◆ EXERCISE BRIEF:
Write out each line word for word. Drop pictures.
═══ SOURCE EXCERPT ═══
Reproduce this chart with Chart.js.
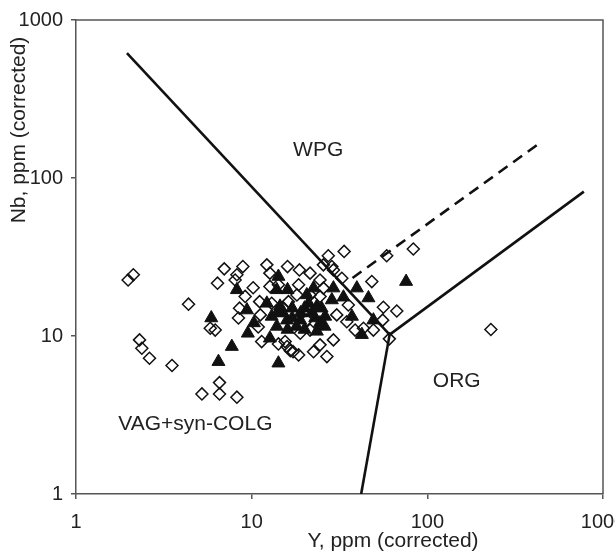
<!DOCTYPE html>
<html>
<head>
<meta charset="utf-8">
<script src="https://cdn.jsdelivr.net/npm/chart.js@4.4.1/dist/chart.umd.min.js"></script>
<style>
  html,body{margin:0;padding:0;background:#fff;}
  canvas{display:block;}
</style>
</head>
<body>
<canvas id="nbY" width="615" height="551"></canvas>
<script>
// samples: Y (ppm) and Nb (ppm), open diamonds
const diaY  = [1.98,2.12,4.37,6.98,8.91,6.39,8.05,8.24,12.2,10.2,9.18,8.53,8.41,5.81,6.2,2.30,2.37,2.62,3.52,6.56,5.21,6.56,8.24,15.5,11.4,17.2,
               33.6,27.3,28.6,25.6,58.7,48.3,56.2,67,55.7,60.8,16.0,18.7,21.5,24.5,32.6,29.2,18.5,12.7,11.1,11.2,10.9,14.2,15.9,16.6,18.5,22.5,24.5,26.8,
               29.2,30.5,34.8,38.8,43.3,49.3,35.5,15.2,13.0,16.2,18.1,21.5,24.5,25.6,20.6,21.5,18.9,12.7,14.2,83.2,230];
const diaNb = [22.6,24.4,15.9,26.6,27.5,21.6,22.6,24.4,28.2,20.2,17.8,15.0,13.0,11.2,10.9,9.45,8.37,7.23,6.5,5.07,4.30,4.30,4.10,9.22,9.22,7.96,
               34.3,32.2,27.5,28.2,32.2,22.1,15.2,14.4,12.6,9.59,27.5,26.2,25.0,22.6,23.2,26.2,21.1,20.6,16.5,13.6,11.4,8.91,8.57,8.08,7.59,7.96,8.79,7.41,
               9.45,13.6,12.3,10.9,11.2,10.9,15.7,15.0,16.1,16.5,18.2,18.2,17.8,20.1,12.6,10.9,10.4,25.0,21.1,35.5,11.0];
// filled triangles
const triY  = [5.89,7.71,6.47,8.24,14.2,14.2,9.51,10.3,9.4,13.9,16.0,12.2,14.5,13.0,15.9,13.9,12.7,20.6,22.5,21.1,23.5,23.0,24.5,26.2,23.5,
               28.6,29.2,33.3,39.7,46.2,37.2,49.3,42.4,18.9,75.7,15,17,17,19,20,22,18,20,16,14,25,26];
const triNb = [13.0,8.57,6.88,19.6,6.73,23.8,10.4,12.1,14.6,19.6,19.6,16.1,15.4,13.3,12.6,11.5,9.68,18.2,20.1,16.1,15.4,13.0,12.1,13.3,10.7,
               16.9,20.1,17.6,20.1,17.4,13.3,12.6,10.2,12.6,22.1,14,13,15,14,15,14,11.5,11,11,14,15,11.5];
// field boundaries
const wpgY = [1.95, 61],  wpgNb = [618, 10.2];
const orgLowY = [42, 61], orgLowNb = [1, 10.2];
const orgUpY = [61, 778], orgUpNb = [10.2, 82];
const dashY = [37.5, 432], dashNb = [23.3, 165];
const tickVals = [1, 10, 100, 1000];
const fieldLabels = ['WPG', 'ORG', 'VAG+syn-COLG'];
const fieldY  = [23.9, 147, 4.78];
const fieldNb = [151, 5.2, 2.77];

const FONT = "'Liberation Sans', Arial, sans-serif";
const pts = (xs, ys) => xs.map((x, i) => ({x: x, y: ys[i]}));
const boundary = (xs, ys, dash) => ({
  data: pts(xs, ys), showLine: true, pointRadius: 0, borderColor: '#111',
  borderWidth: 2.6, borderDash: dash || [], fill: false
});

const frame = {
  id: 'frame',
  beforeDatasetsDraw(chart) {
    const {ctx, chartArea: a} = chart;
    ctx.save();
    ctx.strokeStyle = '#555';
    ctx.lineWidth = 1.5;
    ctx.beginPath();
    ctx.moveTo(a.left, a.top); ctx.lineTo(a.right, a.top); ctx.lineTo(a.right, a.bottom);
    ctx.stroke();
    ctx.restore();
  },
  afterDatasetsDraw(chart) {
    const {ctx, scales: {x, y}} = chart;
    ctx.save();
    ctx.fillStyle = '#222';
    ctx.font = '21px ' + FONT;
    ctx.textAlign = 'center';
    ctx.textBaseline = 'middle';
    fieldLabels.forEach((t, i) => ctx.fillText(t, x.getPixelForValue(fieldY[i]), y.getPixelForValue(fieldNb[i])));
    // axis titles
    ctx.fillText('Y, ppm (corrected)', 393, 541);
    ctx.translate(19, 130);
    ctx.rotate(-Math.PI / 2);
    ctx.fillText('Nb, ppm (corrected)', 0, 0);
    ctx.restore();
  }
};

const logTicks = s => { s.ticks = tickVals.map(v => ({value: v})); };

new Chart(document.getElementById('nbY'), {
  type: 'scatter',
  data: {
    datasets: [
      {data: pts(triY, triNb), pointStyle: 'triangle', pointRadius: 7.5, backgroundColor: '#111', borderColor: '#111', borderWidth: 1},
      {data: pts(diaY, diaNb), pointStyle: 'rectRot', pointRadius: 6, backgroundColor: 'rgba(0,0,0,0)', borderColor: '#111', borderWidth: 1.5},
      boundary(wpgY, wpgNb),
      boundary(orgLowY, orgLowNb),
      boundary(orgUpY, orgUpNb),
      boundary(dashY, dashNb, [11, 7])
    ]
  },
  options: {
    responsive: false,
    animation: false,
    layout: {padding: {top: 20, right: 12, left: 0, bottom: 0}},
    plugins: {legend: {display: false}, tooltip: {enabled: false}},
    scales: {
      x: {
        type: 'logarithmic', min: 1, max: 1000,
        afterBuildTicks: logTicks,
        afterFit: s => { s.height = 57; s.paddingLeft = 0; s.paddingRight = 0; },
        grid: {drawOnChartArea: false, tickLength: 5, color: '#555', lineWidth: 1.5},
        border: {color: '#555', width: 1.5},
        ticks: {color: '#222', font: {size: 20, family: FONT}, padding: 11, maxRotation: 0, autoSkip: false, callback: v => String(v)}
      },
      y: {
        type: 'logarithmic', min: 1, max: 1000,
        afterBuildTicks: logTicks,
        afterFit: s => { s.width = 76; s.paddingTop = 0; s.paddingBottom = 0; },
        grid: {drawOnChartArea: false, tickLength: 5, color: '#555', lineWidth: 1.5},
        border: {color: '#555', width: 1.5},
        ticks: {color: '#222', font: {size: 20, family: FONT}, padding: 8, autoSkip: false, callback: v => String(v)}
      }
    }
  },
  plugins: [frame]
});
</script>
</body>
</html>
═══
◆ RESULT FOR THIS EXERCISE:
Reproduce this chart with Chart.js.
<!DOCTYPE html>
<html>
<head>
<meta charset="utf-8">
<script src="https://cdn.jsdelivr.net/npm/chart.js@4.4.1/dist/chart.umd.min.js"></script>
<style>
  html,body{margin:0;padding:0;background:#fff;}
  canvas{display:block;}
</style>
</head>
<body>
<canvas id="nbY" width="615" height="551"></canvas>
<script>
// samples: Y (ppm) and Nb (ppm), open diamonds
const diaY  = [1.98,2.12,4.37,6.98,8.91,6.39,8.05,8.24,12.2,10.2,9.18,8.53,8.41,5.81,6.2,2.30,2.37,2.62,3.52,6.56,5.21,6.56,8.24,15.5,11.4,17.2,
               33.6,27.3,28.6,25.6,58.7,48.3,56.2,67,55.7,60.8,16.0,18.7,21.5,24.5,32.6,29.2,18.5,12.7,11.1,11.2,10.9,14.2,15.9,16.6,18.5,22.5,24.5,26.8,
               29.2,30.5,34.8,38.8,43.3,49.3,35.5,15.2,13.0,16.2,18.1,21.5,24.5,25.6,20.6,21.5,18.9,12.7,14.2,83.2,230];
const diaNb = [22.6,24.4,15.9,26.6,27.5,21.6,22.6,24.4,28.2,20.2,17.8,15.0,13.0,11.2,10.9,9.45,8.37,7.23,6.5,5.07,4.30,4.30,4.10,9.22,9.22,7.96,
               34.3,32.2,27.5,28.2,32.2,22.1,15.2,14.4,12.6,9.59,27.5,26.2,25.0,22.6,23.2,26.2,21.1,20.6,16.5,13.6,11.4,8.91,8.57,8.08,7.59,7.96,8.79,7.41,
               9.45,13.6,12.3,10.9,11.2,10.9,15.7,15.0,16.1,16.5,18.2,18.2,17.8,20.1,12.6,10.9,10.4,25.0,21.1,35.5,11.0];
// filled triangles
const triY  = [5.89,7.71,6.47,8.24,14.2,14.2,9.51,10.3,9.4,13.9,16.0,12.2,14.5,13.0,15.9,13.9,12.7,20.6,22.5,21.1,23.5,23.0,24.5,26.2,23.5,
               28.6,29.2,33.3,39.7,46.2,37.2,49.3,42.4,18.9,75.7,15,17,17,19,20,22,18,20,16,14,25,26];
const triNb = [13.0,8.57,6.88,19.6,6.73,23.8,10.4,12.1,14.6,19.6,19.6,16.1,15.4,13.3,12.6,11.5,9.68,18.2,20.1,16.1,15.4,13.0,12.1,13.3,10.7,
               16.9,20.1,17.6,20.1,17.4,13.3,12.6,10.2,12.6,22.1,14,13,15,14,15,14,11.5,11,11,14,15,11.5];
// field boundaries
const wpgY = [1.95, 61],  wpgNb = [618, 10.2];
const orgLowY = [42, 61], orgLowNb = [1, 10.2];
const orgUpY = [61, 778], orgUpNb = [10.2, 82];
const dashY = [37.5, 432], dashNb = [23.3, 165];
const tickVals = [1, 10, 100, 1000];
const fieldLabels = ['WPG', 'ORG', 'VAG+syn-COLG'];
const fieldY  = [23.9, 147, 4.78];
const fieldNb = [151, 5.2, 2.77];

const FONT = "'Liberation Sans', Arial, sans-serif";
const pts = (xs, ys) => xs.map((x, i) => ({x: x, y: ys[i]}));
const boundary = (xs, ys, dash) => ({
  data: pts(xs, ys), showLine: true, pointRadius: 0, borderColor: '#111',
  borderWidth: 2.6, borderDash: dash || [], fill: false
});

const frame = {
  id: 'frame',
  beforeDatasetsDraw(chart) {
    const {ctx, chartArea: a} = chart;
    ctx.save();
    ctx.strokeStyle = '#555';
    ctx.lineWidth = 1.5;
    ctx.beginPath();
    ctx.moveTo(a.left, a.top); ctx.lineTo(a.right, a.top); ctx.lineTo(a.right, a.bottom);
    ctx.stroke();
    ctx.restore();
  },
  afterDatasetsDraw(chart) {
    const {ctx, scales: {x, y}} = chart;
    ctx.save();
    ctx.fillStyle = '#222';
    ctx.font = '21px ' + FONT;
    ctx.textAlign = 'center';
    ctx.textBaseline = 'middle';
    fieldLabels.forEach((t, i) => ctx.fillText(t, x.getPixelForValue(fieldY[i]), y.getPixelForValue(fieldNb[i])));
    // axis titles
    ctx.fillText('Y, ppm (corrected)', 393, 541);
    ctx.translate(19, 130);
    ctx.rotate(-Math.PI / 2);
    ctx.fillText('Nb, ppm (corrected)', 0, 0);
    ctx.restore();
  }
};

const logTicks = s => { s.ticks = tickVals.map(v => ({value: v})); };

new Chart(document.getElementById('nbY'), {
  type: 'scatter',
  data: {
    datasets: [
      {data: pts(triY, triNb), pointStyle: 'triangle', pointRadius: 7.5, backgroundColor: '#111', borderColor: '#111', borderWidth: 1},
      {data: pts(diaY, diaNb), pointStyle: 'rectRot', pointRadius: 6, backgroundColor: 'rgba(0,0,0,0)', borderColor: '#111', borderWidth: 1.5},
      boundary(wpgY, wpgNb),
      boundary(orgLowY, orgLowNb),
      boundary(orgUpY, orgUpNb),
      boundary(dashY, dashNb, [11, 7])
    ]
  },
  options: {
    responsive: false,
    animation: false,
    layout: {padding: {top: 20, right: 12, left: 0, bottom: 0}},
    plugins: {legend: {display: false}, tooltip: {enabled: false}},
    scales: {
      x: {
        type: 'logarithmic', min: 1, max: 1000,
        afterBuildTicks: logTicks,
        afterFit: s => { s.height = 57; s.paddingLeft = 0; s.paddingRight = 0; },
        grid: {drawOnChartArea: false, tickLength: 5, color: '#555', lineWidth: 1.5},
        border: {color: '#555', width: 1.5},
        ticks: {color: '#222', font: {size: 20, family: FONT}, padding: 11, maxRotation: 0, autoSkip: false, callback: v => String(v)}
      },
      y: {
        type: 'logarithmic', min: 1, max: 1000,
        afterBuildTicks: logTicks,
        afterFit: s => { s.width = 76; s.paddingTop = 0; s.paddingBottom = 0; },
        grid: {drawOnChartArea: false, tickLength: 5, color: '#555', lineWidth: 1.5},
        border: {color: '#555', width: 1.5},
        ticks: {color: '#222', font: {size: 20, family: FONT}, padding: 8, autoSkip: false, callback: v => String(v)}
      }
    }
  },
  plugins: [frame]
});
</script>
</body>
</html>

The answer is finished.